### Task goal
In this exercise, print only the lines of the records below from the one with "Give me the matplotlib source for this chart." through the one with "ax.set_yticklabels([str(v) for v in y_ticks])", inclusive. Pictures are not part of the copy.

### Provided data
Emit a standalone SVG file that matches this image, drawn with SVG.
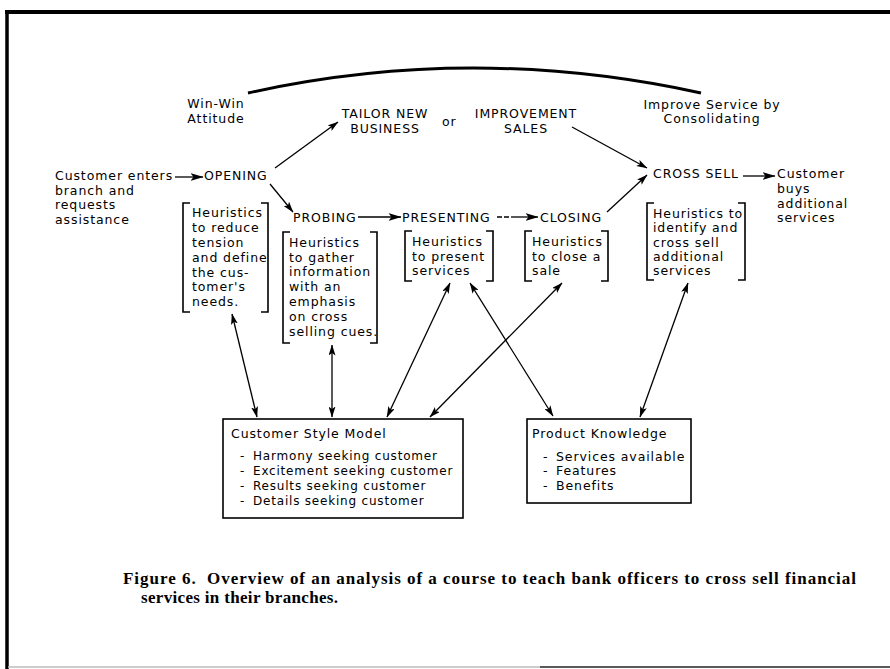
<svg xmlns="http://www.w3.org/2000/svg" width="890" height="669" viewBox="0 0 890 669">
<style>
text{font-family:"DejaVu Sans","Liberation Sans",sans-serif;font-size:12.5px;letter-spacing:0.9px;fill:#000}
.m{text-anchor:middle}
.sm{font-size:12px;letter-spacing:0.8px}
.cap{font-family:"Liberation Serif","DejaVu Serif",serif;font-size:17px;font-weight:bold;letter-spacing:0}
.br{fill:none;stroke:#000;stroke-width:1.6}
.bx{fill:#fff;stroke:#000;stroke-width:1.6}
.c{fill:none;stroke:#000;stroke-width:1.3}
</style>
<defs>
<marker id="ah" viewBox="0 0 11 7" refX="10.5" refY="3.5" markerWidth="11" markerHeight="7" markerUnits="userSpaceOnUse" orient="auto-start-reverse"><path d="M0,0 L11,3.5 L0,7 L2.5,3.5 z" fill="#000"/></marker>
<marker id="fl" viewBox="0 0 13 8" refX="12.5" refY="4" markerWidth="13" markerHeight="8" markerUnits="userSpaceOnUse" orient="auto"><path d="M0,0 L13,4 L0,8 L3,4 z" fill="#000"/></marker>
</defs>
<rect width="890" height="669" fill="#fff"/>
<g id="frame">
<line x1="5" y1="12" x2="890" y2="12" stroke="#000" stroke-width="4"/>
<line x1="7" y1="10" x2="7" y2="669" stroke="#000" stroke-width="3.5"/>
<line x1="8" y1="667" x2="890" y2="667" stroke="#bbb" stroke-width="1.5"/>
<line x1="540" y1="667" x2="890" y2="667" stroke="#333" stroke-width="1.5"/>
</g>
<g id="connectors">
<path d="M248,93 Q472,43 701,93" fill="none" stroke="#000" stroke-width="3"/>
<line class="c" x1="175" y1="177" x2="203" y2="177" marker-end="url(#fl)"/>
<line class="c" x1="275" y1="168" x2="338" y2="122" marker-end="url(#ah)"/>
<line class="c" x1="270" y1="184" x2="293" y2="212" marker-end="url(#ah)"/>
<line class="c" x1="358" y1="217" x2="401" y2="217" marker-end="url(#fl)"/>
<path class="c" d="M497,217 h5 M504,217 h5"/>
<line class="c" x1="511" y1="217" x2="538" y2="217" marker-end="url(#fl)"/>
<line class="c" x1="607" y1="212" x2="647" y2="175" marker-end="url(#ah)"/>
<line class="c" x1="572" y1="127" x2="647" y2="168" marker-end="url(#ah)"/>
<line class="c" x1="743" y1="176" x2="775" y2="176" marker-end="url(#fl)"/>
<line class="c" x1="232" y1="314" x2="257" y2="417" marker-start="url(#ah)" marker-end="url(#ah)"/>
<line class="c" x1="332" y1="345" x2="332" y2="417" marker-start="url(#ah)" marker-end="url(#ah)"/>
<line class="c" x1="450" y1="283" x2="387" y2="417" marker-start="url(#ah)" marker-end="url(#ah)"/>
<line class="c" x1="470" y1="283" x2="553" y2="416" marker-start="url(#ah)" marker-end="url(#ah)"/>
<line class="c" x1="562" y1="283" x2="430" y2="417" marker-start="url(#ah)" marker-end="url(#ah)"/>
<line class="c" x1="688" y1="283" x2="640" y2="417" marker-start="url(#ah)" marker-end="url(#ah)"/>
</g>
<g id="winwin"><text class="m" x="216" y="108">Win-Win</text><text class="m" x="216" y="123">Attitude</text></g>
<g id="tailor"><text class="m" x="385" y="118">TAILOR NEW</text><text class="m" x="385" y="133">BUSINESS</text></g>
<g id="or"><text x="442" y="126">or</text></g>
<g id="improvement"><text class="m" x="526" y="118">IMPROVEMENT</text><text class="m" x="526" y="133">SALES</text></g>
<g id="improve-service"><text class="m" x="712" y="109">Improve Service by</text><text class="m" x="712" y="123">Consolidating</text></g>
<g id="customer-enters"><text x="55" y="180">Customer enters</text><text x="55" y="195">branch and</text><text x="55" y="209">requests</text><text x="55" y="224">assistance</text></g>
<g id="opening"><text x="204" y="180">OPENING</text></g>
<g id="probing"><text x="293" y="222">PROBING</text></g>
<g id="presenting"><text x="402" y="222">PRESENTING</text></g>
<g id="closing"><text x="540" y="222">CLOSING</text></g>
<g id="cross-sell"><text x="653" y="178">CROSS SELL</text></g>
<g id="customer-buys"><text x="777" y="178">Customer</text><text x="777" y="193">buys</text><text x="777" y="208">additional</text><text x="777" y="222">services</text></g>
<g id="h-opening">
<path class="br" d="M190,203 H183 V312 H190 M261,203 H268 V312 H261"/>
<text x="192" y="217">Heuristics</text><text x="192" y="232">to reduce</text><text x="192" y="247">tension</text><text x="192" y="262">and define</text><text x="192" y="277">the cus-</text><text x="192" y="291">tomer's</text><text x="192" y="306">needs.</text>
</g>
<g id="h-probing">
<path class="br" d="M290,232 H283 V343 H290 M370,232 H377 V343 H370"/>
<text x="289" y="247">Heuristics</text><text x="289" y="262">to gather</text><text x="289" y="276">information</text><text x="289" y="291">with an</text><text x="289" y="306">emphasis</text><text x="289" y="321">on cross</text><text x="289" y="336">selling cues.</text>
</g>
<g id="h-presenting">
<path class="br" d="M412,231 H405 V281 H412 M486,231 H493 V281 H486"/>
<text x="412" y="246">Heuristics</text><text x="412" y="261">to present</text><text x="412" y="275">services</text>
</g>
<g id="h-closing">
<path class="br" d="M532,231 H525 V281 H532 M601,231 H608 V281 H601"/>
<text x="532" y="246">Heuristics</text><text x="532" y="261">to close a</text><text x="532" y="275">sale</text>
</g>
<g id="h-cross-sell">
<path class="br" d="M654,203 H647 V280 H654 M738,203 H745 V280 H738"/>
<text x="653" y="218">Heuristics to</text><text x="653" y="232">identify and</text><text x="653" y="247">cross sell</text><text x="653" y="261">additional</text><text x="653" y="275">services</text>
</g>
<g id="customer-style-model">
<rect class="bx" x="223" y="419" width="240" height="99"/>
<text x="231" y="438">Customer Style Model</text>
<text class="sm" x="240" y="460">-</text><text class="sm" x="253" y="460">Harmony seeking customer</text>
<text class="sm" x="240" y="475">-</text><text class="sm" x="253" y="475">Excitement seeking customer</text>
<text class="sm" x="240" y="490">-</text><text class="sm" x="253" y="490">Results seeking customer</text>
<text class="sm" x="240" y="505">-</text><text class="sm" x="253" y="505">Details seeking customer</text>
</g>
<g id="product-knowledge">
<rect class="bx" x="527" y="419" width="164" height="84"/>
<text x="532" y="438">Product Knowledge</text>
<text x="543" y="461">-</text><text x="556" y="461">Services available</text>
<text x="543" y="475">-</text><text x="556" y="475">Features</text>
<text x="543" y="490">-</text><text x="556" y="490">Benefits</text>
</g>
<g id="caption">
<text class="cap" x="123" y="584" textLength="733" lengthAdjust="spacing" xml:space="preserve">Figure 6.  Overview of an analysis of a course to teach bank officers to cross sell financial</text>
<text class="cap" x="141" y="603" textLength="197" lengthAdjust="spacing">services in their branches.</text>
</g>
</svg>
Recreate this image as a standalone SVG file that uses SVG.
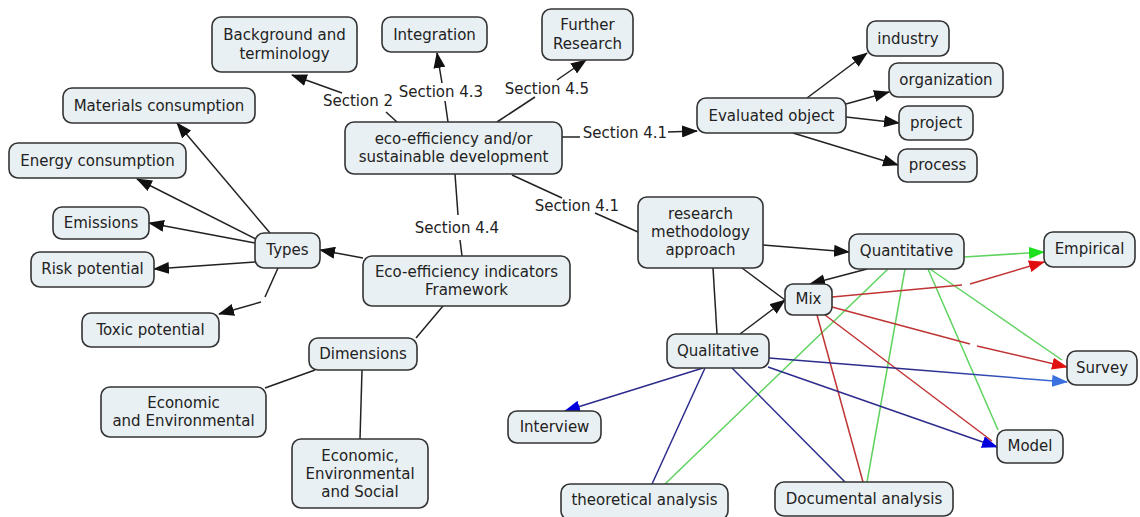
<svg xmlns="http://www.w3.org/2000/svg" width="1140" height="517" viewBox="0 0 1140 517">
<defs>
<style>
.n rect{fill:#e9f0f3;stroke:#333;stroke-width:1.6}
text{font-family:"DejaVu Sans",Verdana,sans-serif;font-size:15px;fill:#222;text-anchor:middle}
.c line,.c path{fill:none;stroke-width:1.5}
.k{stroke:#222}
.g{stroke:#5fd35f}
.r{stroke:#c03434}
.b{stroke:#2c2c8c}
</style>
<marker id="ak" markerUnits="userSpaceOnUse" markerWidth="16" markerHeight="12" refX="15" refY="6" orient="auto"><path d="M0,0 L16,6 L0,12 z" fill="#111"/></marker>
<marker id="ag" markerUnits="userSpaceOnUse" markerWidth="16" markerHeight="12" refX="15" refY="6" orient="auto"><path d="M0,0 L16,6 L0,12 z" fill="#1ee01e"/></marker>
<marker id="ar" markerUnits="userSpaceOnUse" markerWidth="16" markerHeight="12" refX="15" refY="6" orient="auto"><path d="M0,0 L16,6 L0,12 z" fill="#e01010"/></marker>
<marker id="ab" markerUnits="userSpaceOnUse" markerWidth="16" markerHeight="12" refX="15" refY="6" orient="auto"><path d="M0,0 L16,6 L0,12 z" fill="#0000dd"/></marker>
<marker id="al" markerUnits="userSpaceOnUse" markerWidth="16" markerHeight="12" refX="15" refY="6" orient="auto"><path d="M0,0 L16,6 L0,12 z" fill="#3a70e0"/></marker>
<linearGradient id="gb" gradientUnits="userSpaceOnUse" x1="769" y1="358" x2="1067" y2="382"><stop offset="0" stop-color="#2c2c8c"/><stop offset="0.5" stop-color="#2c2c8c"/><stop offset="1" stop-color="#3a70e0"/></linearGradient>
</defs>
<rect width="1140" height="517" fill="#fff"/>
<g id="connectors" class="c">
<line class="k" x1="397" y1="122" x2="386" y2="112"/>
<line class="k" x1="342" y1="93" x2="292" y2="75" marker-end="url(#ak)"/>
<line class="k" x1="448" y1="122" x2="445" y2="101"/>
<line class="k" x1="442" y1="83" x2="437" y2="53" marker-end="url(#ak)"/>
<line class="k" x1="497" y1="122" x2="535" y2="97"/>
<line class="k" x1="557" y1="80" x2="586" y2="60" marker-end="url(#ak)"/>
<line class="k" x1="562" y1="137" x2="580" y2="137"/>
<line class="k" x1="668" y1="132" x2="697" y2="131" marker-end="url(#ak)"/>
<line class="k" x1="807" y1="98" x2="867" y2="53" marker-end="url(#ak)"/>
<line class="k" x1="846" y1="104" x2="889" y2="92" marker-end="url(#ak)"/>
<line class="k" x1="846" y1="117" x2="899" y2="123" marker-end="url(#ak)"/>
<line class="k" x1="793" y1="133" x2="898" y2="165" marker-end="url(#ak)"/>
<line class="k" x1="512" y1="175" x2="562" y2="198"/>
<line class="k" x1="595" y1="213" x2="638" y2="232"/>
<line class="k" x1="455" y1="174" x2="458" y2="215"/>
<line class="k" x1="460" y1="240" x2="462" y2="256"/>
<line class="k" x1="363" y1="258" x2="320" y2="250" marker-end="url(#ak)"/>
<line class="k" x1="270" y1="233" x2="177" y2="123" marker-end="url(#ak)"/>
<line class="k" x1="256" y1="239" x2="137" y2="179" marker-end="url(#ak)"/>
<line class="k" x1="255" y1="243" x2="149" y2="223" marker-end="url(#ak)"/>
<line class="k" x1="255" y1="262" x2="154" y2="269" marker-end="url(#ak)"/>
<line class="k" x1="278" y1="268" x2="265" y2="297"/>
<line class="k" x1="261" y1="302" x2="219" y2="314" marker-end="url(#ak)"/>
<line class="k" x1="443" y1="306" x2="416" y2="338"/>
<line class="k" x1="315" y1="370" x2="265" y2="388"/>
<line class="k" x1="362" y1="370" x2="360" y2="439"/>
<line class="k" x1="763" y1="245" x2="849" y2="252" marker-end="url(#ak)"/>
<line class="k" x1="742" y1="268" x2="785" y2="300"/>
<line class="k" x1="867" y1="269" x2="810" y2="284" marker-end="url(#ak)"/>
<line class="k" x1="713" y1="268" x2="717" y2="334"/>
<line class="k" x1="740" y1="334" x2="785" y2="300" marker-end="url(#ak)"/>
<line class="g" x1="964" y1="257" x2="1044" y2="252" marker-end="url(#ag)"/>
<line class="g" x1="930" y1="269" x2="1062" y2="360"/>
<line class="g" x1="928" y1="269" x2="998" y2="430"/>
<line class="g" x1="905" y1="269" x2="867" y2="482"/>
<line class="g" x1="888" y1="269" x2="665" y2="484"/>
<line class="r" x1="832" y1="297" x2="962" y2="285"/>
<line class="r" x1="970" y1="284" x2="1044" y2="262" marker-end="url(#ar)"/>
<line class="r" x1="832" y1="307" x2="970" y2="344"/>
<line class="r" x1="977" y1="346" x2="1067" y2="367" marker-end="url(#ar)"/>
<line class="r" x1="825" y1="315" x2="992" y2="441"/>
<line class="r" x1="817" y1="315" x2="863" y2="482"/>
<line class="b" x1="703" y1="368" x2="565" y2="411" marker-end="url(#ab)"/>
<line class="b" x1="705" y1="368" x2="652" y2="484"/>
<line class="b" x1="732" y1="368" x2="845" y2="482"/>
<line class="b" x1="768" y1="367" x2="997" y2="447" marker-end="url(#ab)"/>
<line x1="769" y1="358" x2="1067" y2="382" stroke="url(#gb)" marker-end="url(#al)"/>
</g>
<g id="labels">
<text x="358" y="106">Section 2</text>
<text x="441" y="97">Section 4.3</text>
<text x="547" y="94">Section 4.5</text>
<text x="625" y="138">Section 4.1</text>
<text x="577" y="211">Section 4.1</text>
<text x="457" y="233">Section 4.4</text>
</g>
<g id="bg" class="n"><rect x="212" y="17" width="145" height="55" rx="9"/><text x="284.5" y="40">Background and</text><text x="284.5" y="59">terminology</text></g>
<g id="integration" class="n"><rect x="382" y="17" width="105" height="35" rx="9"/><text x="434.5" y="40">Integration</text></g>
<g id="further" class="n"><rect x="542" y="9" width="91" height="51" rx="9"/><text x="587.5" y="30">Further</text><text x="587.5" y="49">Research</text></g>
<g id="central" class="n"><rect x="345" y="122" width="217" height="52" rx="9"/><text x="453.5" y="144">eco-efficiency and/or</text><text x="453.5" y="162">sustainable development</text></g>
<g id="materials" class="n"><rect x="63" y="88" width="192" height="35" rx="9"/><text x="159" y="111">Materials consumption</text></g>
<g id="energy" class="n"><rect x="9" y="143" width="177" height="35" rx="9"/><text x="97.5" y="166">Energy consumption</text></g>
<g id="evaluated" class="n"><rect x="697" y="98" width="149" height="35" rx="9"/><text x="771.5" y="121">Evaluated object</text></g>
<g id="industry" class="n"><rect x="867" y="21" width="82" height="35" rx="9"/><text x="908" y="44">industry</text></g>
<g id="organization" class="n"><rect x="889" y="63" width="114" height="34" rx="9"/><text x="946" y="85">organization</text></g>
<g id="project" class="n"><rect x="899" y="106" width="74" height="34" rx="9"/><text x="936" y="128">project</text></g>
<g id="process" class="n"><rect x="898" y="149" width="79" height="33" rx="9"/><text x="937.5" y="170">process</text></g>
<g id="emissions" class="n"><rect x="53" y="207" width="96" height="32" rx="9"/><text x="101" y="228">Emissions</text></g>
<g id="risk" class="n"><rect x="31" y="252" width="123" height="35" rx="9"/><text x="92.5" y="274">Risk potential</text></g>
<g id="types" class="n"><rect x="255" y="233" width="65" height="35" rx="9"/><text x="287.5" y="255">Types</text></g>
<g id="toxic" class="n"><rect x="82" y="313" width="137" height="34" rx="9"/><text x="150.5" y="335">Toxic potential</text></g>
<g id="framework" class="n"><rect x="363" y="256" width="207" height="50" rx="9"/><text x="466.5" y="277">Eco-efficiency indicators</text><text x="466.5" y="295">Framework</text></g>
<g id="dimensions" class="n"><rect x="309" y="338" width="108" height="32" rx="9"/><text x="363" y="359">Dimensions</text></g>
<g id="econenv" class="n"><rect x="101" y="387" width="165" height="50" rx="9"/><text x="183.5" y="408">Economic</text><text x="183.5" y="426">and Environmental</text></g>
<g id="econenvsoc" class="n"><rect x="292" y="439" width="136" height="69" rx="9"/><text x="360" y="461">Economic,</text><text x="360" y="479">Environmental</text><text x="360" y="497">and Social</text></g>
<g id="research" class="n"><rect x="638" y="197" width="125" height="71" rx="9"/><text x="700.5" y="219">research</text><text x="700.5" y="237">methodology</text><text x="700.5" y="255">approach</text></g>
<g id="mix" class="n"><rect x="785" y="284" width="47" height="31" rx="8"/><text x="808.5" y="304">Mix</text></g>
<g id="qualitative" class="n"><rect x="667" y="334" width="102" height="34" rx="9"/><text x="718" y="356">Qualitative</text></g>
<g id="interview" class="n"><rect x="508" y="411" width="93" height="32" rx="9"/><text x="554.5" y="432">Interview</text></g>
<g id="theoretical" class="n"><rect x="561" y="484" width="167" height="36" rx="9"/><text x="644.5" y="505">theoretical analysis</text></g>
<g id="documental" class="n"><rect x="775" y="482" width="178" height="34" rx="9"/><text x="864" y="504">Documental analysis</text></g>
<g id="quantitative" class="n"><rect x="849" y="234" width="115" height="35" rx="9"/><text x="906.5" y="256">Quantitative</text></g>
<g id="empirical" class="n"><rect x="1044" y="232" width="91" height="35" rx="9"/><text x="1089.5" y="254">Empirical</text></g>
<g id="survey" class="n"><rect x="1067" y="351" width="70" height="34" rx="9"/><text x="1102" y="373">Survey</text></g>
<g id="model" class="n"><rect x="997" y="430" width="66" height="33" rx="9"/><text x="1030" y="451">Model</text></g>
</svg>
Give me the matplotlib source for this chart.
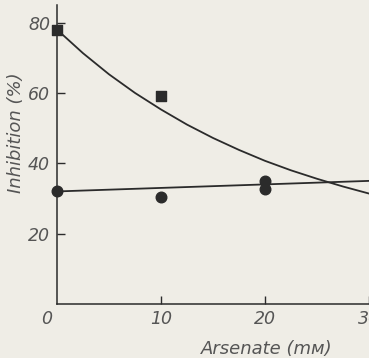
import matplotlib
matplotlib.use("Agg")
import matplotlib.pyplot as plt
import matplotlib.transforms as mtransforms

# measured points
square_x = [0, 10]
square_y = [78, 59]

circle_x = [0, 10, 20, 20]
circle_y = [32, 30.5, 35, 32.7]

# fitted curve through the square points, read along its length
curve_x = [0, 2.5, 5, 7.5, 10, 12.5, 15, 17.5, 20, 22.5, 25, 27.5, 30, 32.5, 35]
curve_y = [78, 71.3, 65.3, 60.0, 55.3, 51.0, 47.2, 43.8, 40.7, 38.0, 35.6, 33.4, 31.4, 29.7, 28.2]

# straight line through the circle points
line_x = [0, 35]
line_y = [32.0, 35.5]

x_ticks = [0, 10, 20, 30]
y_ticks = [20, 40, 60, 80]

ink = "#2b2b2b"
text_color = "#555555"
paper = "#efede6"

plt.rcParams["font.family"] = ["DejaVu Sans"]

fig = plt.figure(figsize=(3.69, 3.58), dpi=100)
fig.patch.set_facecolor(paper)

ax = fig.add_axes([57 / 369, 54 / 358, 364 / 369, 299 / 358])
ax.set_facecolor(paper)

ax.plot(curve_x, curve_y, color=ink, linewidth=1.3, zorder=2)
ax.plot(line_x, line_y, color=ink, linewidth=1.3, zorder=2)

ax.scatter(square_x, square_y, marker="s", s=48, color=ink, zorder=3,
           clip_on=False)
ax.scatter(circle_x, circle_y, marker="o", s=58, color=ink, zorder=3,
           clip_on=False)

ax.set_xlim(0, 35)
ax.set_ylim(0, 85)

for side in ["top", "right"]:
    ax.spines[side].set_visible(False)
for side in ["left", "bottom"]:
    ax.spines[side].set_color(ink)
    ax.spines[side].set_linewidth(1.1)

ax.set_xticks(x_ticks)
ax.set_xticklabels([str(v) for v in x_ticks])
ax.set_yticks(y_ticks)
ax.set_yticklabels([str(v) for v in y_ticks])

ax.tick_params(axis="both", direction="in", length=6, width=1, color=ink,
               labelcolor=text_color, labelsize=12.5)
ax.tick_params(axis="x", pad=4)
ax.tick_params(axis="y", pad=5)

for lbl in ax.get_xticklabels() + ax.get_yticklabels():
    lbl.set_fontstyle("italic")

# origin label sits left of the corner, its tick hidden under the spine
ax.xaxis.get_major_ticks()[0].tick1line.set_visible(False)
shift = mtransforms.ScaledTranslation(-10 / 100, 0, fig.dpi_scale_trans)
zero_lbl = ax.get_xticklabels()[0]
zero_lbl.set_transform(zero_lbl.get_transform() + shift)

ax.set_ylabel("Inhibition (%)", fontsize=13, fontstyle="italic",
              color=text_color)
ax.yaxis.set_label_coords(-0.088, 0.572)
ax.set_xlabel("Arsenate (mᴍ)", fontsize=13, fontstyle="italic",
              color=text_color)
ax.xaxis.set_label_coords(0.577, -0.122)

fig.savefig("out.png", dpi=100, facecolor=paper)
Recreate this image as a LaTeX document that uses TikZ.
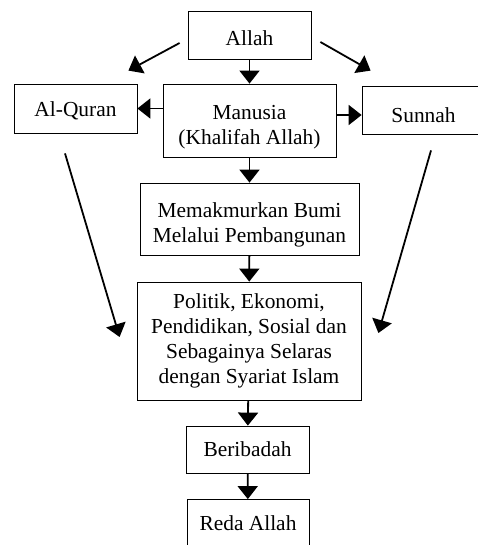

### Completed task
Give me the matplotlib source for this chart.
import matplotlib
matplotlib.use("Agg")
import matplotlib.pyplot as plt
import matplotlib.transforms as mtransforms

# measured points
square_x = [0, 10]
square_y = [78, 59]

circle_x = [0, 10, 20, 20]
circle_y = [32, 30.5, 35, 32.7]

# fitted curve through the square points, read along its length
curve_x = [0, 2.5, 5, 7.5, 10, 12.5, 15, 17.5, 20, 22.5, 25, 27.5, 30, 32.5, 35]
curve_y = [78, 71.3, 65.3, 60.0, 55.3, 51.0, 47.2, 43.8, 40.7, 38.0, 35.6, 33.4, 31.4, 29.7, 28.2]

# straight line through the circle points
line_x = [0, 35]
line_y = [32.0, 35.5]

x_ticks = [0, 10, 20, 30]
y_ticks = [20, 40, 60, 80]

ink = "#2b2b2b"
text_color = "#555555"
paper = "#efede6"

plt.rcParams["font.family"] = ["DejaVu Sans"]

fig = plt.figure(figsize=(3.69, 3.58), dpi=100)
fig.patch.set_facecolor(paper)

ax = fig.add_axes([57 / 369, 54 / 358, 364 / 369, 299 / 358])
ax.set_facecolor(paper)

ax.plot(curve_x, curve_y, color=ink, linewidth=1.3, zorder=2)
ax.plot(line_x, line_y, color=ink, linewidth=1.3, zorder=2)

ax.scatter(square_x, square_y, marker="s", s=48, color=ink, zorder=3,
           clip_on=False)
ax.scatter(circle_x, circle_y, marker="o", s=58, color=ink, zorder=3,
           clip_on=False)

ax.set_xlim(0, 35)
ax.set_ylim(0, 85)

for side in ["top", "right"]:
    ax.spines[side].set_visible(False)
for side in ["left", "bottom"]:
    ax.spines[side].set_color(ink)
    ax.spines[side].set_linewidth(1.1)

ax.set_xticks(x_ticks)
ax.set_xticklabels([str(v) for v in x_ticks])
ax.set_yticks(y_ticks)
ax.set_yticklabels([str(v) for v in y_ticks])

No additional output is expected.